Günceli yakalamak, çağımızın en önemli olgularından biri. Beş duyunun ikisi , görmek ve duymak, yetersiz kalıyor bunun için. Sanırım günümüz insanı bu nedenle sabah yatağından yorgun kalkıyor. Ortalama bir insanın yaşamı bilgisayara endeksli. Bir yandan işini yapıyor, diğer yanda hem ülkede, hem de dünyadaki gelişmeleri takip ediyor. Toplantılara giriyor, seminerlere katılıyor, kitap okuyor veya konusuyla ilgili yayınları takip ediyor. Tüm bunların yanısıra iş çıkışı evine döndüğünde, diğer bir dünyanın penceresinden gelişmeleri sürdürüyor.
Günceli yakalamak, gerek güncel gerek sosyal yaşam için vazgeçilmezdir. Bu süre içinde çeşitli yaş grupları ile bir arada yaşıyor, fikir alışverişinde bulunuyoruz. Kısaca çocuksa çocuk, yaşlıysa yaşlı ile ile dialog kurmayı öğreniyoruz. Gençler ise bizi her an zinde tutan bir grup. Yenilikleri takip etmek için onları izlemek yeter. Son zamanlarda, çocukluk çağından çoktan çıkmış olup 20-30 yaş aralığındaki yetişkinlerin bir selamlaşma tarzı var. Konuşmanız bitince duyacağınız cümle şu: “Çok öptüüüm seni” Daha edebi olsun diye, devrik cümleler kuranlar da var: “Öptüm senii çooook”

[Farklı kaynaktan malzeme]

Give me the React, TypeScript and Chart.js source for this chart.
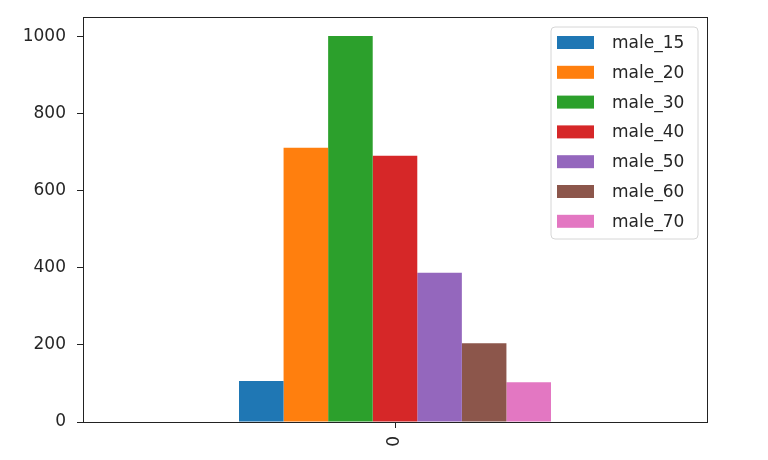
import React, { useEffect, useRef } from "react";
import { Chart, registerables } from "chart.js";

Chart.register(...registerables);

const categories = ["0"];
const seriesNames = ["male_15", "male_20", "male_30", "male_40", "male_50", "male_60", "male_70"];
const seriesValues = [106, 711, 1001, 690, 387, 204, 103];
const seriesColors = ["#1f77b4", "#ff7f0e", "#2ca02c", "#d62728", "#9467bd", "#8c564b", "#e377c2"];
const yTickValues = [0, 200, 400, 600, 800, 1000];
const yMax = 1050;

const FONT = "'DejaVu Sans', sans-serif";
const TEXT = "#262626";

const frameAndLegend = {
  id: "frameAndLegend",
  afterDraw(chart: any) {
    const { ctx, chartArea } = chart;
    ctx.save();
    ctx.strokeStyle = "#222";
    ctx.lineWidth = 1;
    ctx.strokeRect(
      Math.round(chartArea.left) + 0.5,
      Math.round(chartArea.top) + 0.5,
      Math.round(chartArea.right - chartArea.left),
      Math.round(chartArea.bottom - chartArea.top)
    );
    // legend
    const bx = 551, by = 27, bw = 147, bh = 212, r = 4;
    ctx.beginPath();
    ctx.moveTo(bx + r, by);
    ctx.lineTo(bx + bw - r, by);
    ctx.quadraticCurveTo(bx + bw, by, bx + bw, by + r);
    ctx.lineTo(bx + bw, by + bh - r);
    ctx.quadraticCurveTo(bx + bw, by + bh, bx + bw - r, by + bh);
    ctx.lineTo(bx + r, by + bh);
    ctx.quadraticCurveTo(bx, by + bh, bx, by + bh - r);
    ctx.lineTo(bx, by + r);
    ctx.quadraticCurveTo(bx, by, bx + r, by);
    ctx.closePath();
    ctx.fillStyle = "rgba(255,255,255,0.85)";
    ctx.fill();
    ctx.strokeStyle = "#d6d6d6";
    ctx.lineWidth = 1;
    ctx.stroke();
    ctx.font = `17px ${FONT}`;
    ctx.textBaseline = "middle";
    ctx.textAlign = "left";
    chart.data.datasets.forEach((ds: any, i: number) => {
      const cy = 42.5 + i * 29.8;
      ctx.fillStyle = ds.backgroundColor;
      ctx.fillRect(557, cy - 6.5, 37, 13);
      ctx.fillStyle = TEXT;
      ctx.fillText(ds.label, 612, cy + 1);
    });
    ctx.restore();
  },
};

export default function App() {
  const ref = useRef<HTMLCanvasElement | null>(null);
  useEffect(() => {
    if (!ref.current) return;
    const chart = new Chart(ref.current, {
      type: "bar",
      data: {
        labels: categories,
        datasets: seriesNames.map((name, i) => ({
          label: name,
          data: [seriesValues[i]],
          backgroundColor: seriesColors[i],
          borderWidth: 0,
          categoryPercentage: 0.5,
          barPercentage: 1,
        })),
      },
      options: {
        animation: false,
        responsive: false,
        devicePixelRatio: 1,
        layout: { padding: { left: 0, top: 17, right: 61, bottom: 0 } },
        plugins: { legend: { display: false }, tooltip: { enabled: false } },
        scales: {
          x: {
            offset: true,
            grid: { offset: false, drawOnChartArea: false, drawTicks: true, tickLength: 6, color: "#222" },
            border: { display: false },
            ticks: { color: TEXT, font: { family: FONT, size: 17 }, minRotation: 90, maxRotation: 90, padding: 8 },
            afterFit: (s: any) => { s.height = 38; s.paddingLeft = 0; s.paddingRight = 0; },
          },
          y: {
            min: 0,
            max: yMax,
            grid: { drawOnChartArea: false, drawTicks: true, tickLength: 6, color: "#222" },
            border: { display: false },
            ticks: {
              color: TEXT,
              font: { family: FONT, size: 17 },
              padding: 11,
              stepSize: 200,
              callback: (v: any) => String(v),
            },
            afterBuildTicks: (s: any) => { s.ticks = yTickValues.map((v) => ({ value: v })); },
            afterFit: (s: any) => { s.width = 83; s.paddingTop = 0; s.paddingBottom = 0; },
          },
        },
      },
      plugins: [frameAndLegend],
    });
    return () => chart.destroy();
  }, []);
  return (
    <div style={{ position: "fixed", left: 0, top: 0, width: 768, height: 460, background: "#fff" }}>
      <canvas ref={ref} width={768} height={460} style={{ width: 768, height: 460, display: "block" }} />
    </div>
  );
}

Güncel kalmak istiyorsanız, sadece bu ve benzeri klişe konuşmaları bilmekle kalmayıp, doğru vurguyu da kullanacaksınız. Yani cümleyi eni konu uzatacaksınız.
* * *
Hafta sonunda kısa bir tatil için şehir dışındaydım. Dönüş zamanı geldiğinde bizi bekleyen otobüse bindik. Yolcular arasında üç hanım ve ilkokul çağlarında olan ikisi kız biri erkek üç çocuk vardı. Çocuklardan ikisi arkamdaki koltuğa oturunca, elimdeki kitabı kapattım. Sessiz bir yolculuk olmayacağı kesindi. Çocukların konuşması son derece doğal “Biraz konuşurlar biraz uyurlar” diye düşündüm. Ve birden sırtımda iki yumruk hissettim. Arkama döndüm, kibarca ikaz ettim. Ettim ama neye yarar? Ablasının zorla tekrar ettirdiği ev ödevinden, çocuğun ikinci sınıfta olduğunu tahmin ettim. Küçük delikanlı, yaşından uzun, hayli kilolu ve aynı oranda hiperaktifti. Dört saat boyunca durmadı ve susmadı. Anneler aralarında sohbet ederken çocuk göz kaş arasında rehberle iletişim kurdu. Daha doğrusu çocuk isteklerde bulundu, rehber karşıladı. Varış noktasına ulaşmamıza on dakika kala, bu kez “Abi Fanta ya da Cola var mı?” diye sordu. Sadece su kaldığını öğrenince yüzünü ekşitti ama razı oldu. Rehberin su şişesini vermesiyle oğlan : “Abi bu su İsrail malı mı?” diye sordu. Rehber yanıt vermeyince devam etti. “İsrailliler bunu satınca çok para kazanıyorlar. O parayla füze, roket alıp Filistinlilere atıyorlar. Nezahat Teyzem bilgisayardan indirdi. Ben o resimleri gördüm. İstersen, israilmallari.com diye bir site de var”
Buz kesildim. Neyi önce düşünmem gerektiğini bilemedim. Sekiz yaşındaki bir çocuk bunları nerede, nasıl öğrenmişti? Okulda mı, evde mi, yoksa her ikisi birden mi? O yaştaki bir çocuğun yapacağı türden bir sohbet miydi? Bir an sevimli teyze imajı yaratarak, “hangi okula gidiyorsun?” muhabbetine başlayacaktım ki, eşyalarımızı toplama vakti geldi. İçimde kaldı.